Leasing anti-avoidance

HMRC announces three measures effective from 13 November 2008

Leasing plant and machinery

HMRC will introduce anti-avoidance measures to ensure that a business entering into transactions involving leasebacks following the sale or lease of plant or machinery does not gain more relief than it would have done had it obtained loan finance.

The measures also ensure that:

  • tax is not avoided when a lessor grants a long funding lease
  • when a long funding lease ends, the lessee has obtained an appropriate amount of relief

HMRC has published a technical note which explains the background to the proposed measures as well as including a draft legislation that will be included in Finance Bill 2009.

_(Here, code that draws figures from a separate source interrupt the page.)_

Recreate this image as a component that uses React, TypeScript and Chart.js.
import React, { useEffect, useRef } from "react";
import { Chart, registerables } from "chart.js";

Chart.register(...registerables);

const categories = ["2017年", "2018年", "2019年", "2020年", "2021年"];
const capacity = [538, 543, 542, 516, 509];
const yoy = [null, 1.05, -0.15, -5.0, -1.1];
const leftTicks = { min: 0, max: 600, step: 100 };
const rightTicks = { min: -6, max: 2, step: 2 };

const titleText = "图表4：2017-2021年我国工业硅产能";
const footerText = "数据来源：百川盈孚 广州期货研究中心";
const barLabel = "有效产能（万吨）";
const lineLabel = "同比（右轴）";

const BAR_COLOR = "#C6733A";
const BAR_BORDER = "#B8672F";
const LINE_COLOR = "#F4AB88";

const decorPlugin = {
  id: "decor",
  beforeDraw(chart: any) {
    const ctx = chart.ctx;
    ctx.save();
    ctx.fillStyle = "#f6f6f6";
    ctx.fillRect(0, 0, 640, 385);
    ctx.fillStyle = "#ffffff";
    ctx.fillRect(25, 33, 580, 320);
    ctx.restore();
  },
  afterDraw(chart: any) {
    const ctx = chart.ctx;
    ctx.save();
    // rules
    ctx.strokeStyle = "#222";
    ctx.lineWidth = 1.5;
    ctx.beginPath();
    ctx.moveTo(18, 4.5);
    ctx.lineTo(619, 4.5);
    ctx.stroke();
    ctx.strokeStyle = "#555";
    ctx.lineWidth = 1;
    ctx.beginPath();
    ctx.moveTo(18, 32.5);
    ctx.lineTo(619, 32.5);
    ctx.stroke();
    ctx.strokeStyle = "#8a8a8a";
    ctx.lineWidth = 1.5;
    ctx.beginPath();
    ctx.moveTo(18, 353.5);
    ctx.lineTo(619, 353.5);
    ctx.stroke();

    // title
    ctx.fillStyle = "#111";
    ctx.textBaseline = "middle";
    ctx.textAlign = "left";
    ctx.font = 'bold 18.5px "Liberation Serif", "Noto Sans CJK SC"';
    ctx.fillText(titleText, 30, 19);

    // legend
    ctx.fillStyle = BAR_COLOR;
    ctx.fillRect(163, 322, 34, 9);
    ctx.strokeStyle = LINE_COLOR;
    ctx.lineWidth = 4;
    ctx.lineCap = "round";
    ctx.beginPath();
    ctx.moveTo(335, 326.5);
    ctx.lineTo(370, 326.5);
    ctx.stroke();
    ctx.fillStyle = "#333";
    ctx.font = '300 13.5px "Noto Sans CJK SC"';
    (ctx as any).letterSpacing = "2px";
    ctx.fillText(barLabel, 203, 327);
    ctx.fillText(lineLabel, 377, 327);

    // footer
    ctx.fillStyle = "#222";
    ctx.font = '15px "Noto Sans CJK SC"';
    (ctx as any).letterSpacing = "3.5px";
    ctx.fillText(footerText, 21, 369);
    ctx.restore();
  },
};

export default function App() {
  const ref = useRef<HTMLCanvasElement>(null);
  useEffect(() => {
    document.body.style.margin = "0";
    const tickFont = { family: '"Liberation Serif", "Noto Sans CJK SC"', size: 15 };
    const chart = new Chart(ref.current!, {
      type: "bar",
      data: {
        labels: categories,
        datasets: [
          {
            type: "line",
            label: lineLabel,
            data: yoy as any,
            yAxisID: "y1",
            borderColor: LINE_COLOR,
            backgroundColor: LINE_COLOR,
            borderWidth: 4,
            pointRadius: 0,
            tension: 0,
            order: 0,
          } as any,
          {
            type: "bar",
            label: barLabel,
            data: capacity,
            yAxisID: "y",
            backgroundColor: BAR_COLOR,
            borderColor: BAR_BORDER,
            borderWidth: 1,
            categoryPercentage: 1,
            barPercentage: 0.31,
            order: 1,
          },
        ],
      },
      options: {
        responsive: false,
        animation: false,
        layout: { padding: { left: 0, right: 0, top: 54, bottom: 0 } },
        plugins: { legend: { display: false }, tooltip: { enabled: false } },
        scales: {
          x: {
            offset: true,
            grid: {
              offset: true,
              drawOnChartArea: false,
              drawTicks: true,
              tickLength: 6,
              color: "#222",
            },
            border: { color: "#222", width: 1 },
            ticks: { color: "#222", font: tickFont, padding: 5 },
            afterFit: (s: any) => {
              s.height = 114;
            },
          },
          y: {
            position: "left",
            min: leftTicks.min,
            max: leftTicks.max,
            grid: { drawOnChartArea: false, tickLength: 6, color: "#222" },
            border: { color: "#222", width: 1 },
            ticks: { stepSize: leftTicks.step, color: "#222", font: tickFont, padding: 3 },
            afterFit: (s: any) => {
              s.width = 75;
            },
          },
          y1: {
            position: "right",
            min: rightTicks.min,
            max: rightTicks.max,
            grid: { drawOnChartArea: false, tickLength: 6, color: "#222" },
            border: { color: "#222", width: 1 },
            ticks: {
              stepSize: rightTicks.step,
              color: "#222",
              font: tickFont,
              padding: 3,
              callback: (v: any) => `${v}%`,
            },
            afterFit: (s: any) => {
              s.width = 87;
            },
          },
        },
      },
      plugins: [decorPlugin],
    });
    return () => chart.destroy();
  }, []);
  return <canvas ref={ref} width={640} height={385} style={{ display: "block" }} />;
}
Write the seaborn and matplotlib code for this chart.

Sale of lessor companies – intermediate lessors

Tax Avoidance disclosures have revealed that the Schedule 10 Finance Act 2006 provisions that were introduced to prevent a potential loss of tax when a lessor company is sold do not operate effectively when the lessor company is acting as an intermediate lessor.

HMRC has published a technical note which explains the background to these proposed measures and includes draft legislation to be included in Finance Bill 2009.

Leasing avoidance by film partnerships

Finally HMRC has also announced anti-avoidance measures that will prevent partnerships that have in the past invested in films from avoiding tax by converting an existing lease into a long funding lease.

The technical note that HMRC has published sets out the background and contains draft legislation to be included in Finance Bill 2009.